Wednesday, February 23, 2011

The Brie begins to bloom

After 10 days, my Petit Brie is starting to get quite a bit of mould growth - more around the sides than the top and bottom yet. So far it is looking much more promising than my failed Camembert which never even got to this stage over a month of waiting. On the weekend, we had two visitors from France, one from the north and one from the south. They were great cheese lovers - what a pity my Brie wasn't ready for tasting. The area in the north where Sam came from produces a mould ripened cheese that smells like smelly socks, maybe a bit like my first Camembert which I didn't like all that much because it was so strong (and smelly sock-like).

Sunday, February 13, 2011

To Brie or not to Brie - that is the question.

Monterey Jack with Tas. Mt Pepper leaves
Pepper Leaf Monterey Jack
drying Brie on sushi mats
 I had a cheese making day on Saturday and thought I would try 2 different types mainly because I got 2 different starter cultures going. Brie and Camembert cheeses use a slightly different culture called Flora Danica which I have had sitting in the fridge in a sachet for a few weeks. I also got some proper Penicillium this time rather than using shavings of shop Camembert to inoculate the milk. I hope I have better luck with mould growth this time.
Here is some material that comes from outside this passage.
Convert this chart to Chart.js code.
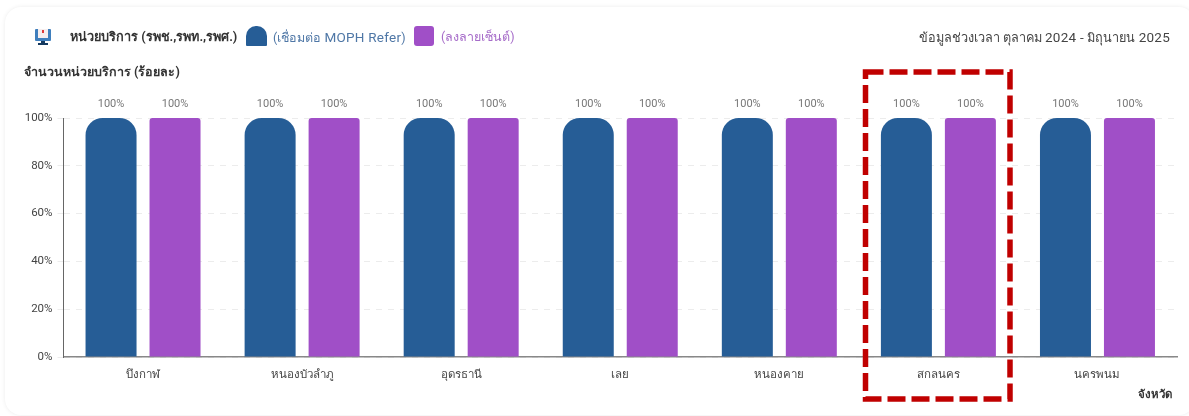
<!DOCTYPE html>
<html lang="th"><head><meta charset="utf-8">
<script src="https://cdn.jsdelivr.net/npm/chart.js@4"></script>
<style>
html,body{margin:0;padding:0;background:#fff;width:1189px;height:416px;overflow:hidden;font-family:Roboto,"Noto Sans",sans-serif}
#card{position:absolute;left:5px;top:7px;width:1190px;height:408px;border-radius:16px;box-shadow:0 0 4px rgba(0,0,0,.08);background:#fff}
#wrap{position:absolute;left:0;top:0;width:1189px;height:416px}
.t{position:absolute;white-space:nowrap;line-height:16px}
.sw{position:absolute;width:21px;height:20px}
.l{font-size:13.5px;letter-spacing:.25px}
svg{position:absolute;left:0;top:0;pointer-events:none}
</style></head><body>
<div id="card"></div>
<div id="wrap"><canvas id="c" width="1189" height="416"></canvas></div>
<svg width="1189" height="416">
 <rect x="35" y="29" width="16" height="12" rx="1" fill="#3f7fbd"/><rect x="38" y="29" width="10" height="9" fill="#f7eeee"/>
 <rect x="42" y="30" width="2" height="3" fill="#e03a3a"/><rect x="41" y="41" width="4" height="2" fill="#14395f"/><rect x="38" y="43" width="10" height="2" fill="#14395f"/>
 <rect x="865.5" y="72" width="144.5" height="327" fill="none" stroke="#c00000" stroke-width="5.5" stroke-dasharray="18 6"/>
</svg>
<div class="t" style="left:70px;top:29px;font-size:12.7px;font-weight:700;color:#333">หน่วยบริการ (รพช.,รพท.,รพศ.)</div>
<div class="sw" style="left:246px;top:26px;background:#265d96;border-radius:10px 10px 1px 1px"></div>
<div class="t" style="left:273px;top:29px;font-size:12.5px;color:#4f77a6">(เชื่อมต่อ <span class="l">MOPH Refer</span>)</div>
<div class="sw" style="left:414px;top:26px;width:20px;background:#a04fc7;border-radius:3px"></div>
<div class="t" style="left:441px;top:29px;font-size:12.5px;color:#a66cc9">(ลงลายเซ็นต์)</div>
<div class="t" style="right:19px;top:29px;font-size:12.7px;color:#444">ข้อมูลช่วงเวลา ตุลาคม <span class="l">2024 - </span>มิถุนายน <span class="l">2025</span></div>
<div class="t" style="left:24px;top:64px;font-size:12.5px;font-weight:700;color:#333">จำนวนหน่วยบริการ (ร้อยละ)</div>
<div class="t" style="right:17px;top:386px;font-size:11.5px;font-weight:700;color:#333">จังหวัด</div>
<script>
const categories = ["บึงกาฬ","หนองบัวลำภู","อุดรธานี","เลย","หนองคาย","สกลนคร","นครพนม"];
const connectedPct = [100,100,100,100,100,100,100];
const signedPct = [100,100,100,100,100,100,100];
const yTicks = [0,20,40,60,80,100];

const valueLabels = {id:"valueLabels",afterDatasetsDraw(ch){
  const g=ch.ctx;g.save();g.font='11px Roboto,"Noto Sans",sans-serif';g.fillStyle="#777";g.textAlign="center";g.textBaseline="bottom";
  ch.data.datasets.forEach((d,i)=>ch.getDatasetMeta(i).data.forEach((b,j)=>g.fillText(d.data[j]+"%",b.x,b.y-8)));
  g.restore();
}};
new Chart(document.getElementById("c"),{
  type:"bar",
  plugins:[valueLabels],
  data:{labels:categories,datasets:[
    {label:"เชื่อมต่อ MOPH Refer",data:connectedPct,backgroundColor:"#265d96",
     borderRadius:{topLeft:17,topRight:17,bottomLeft:0,bottomRight:0},borderSkipped:false},
    {label:"ลงลายเซ็นต์",data:signedPct,backgroundColor:"#a04fc7",
     borderRadius:{topLeft:3,topRight:3,bottomLeft:0,bottomRight:0},borderSkipped:false}
  ]},
  options:{
    responsive:false,animation:false,
    layout:{padding:{top:118,right:12,left:0,bottom:0}},
    plugins:{legend:{display:false},tooltip:{enabled:false},title:{display:false}},
    datasets:{bar:{categoryPercentage:0.8045,barPercentage:0.797}},
    scales:{
      x:{grid:{display:false,drawTicks:false},border:{color:"#888",width:1.5},
         afterFit(s){s.height=59},
         ticks:{color:"#444",font:{size:11.5,family:'Roboto,"Noto Sans",sans-serif'},padding:11,maxRotation:0}},
      y:{min:0,max:100,afterFit(s){s.width=63.5},
         afterBuildTicks(s){s.ticks=yTicks.map(v=>({value:v}))},
         grid:{color:"#ececec",tickColor:"#ececec",tickLength:6,drawTicks:true},
         border:{color:"#666",width:1,dash:[6,6]},
         ticks:{color:"#444",font:{size:11.5,family:'Roboto,"Noto Sans",sans-serif'},padding:5,callback:v=>v+"%"}}
    }
  }
});
</script>
</body></html>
I had to throw out the second lot of Camembert as it never grew any mould at all . The other cheese I made was Monterey Jack which I thought I would spice up with some Tasmanian Mountain Pepper leaves mixed into it. I hope it doesn't end up too hot as those pepper leaves can be pretty fiery.

I have been pretty busy out in the vege garden over the last few weeks, harvesting and also trying to start off my winter veges. It looks quite different from the last time I took photos in early spring! I am still waiting for the tomatoes to start producing en masse. The summer has been so wet and mild this year I am wondering if I will get anywhere near my normal bulk crop. I just hope I have enough for lots of preserved puree/passata.

Sunday, February 6, 2011

Beating the crows to the plum crop.

Some crafty crows have suddenly discovered my plums so it is time to act! I have been letting the Satsuma plums hang on the tree as long as possible as I love to eat them straight off the tree but since I discovered the small Santa Rosa plum crop had disappeared one day, I have been on high alert. I hung some CDs in the fruit trees to try to fool the culprits but yesterday found a few nibbled Satsumas on the ground. I didn't want to risk it any longer so grabbed my bucket and picked the crop.

Plum leather in the dryer

Some I bottled, some I stewed and then made into plum leather for our next bushwalk. I also made some into jam which will go just nicely with the sourdough Turkish bread I made this morning.
 There is one more plum tree left to harvest.
The small Damson plums will be another week or so before they are ready. The tree is absolutely laden so I won't have any trouble finding enough to make into more leather, plum sauce, worcestershire sauce, more jam, cordial perhaps and whatever else I can think of.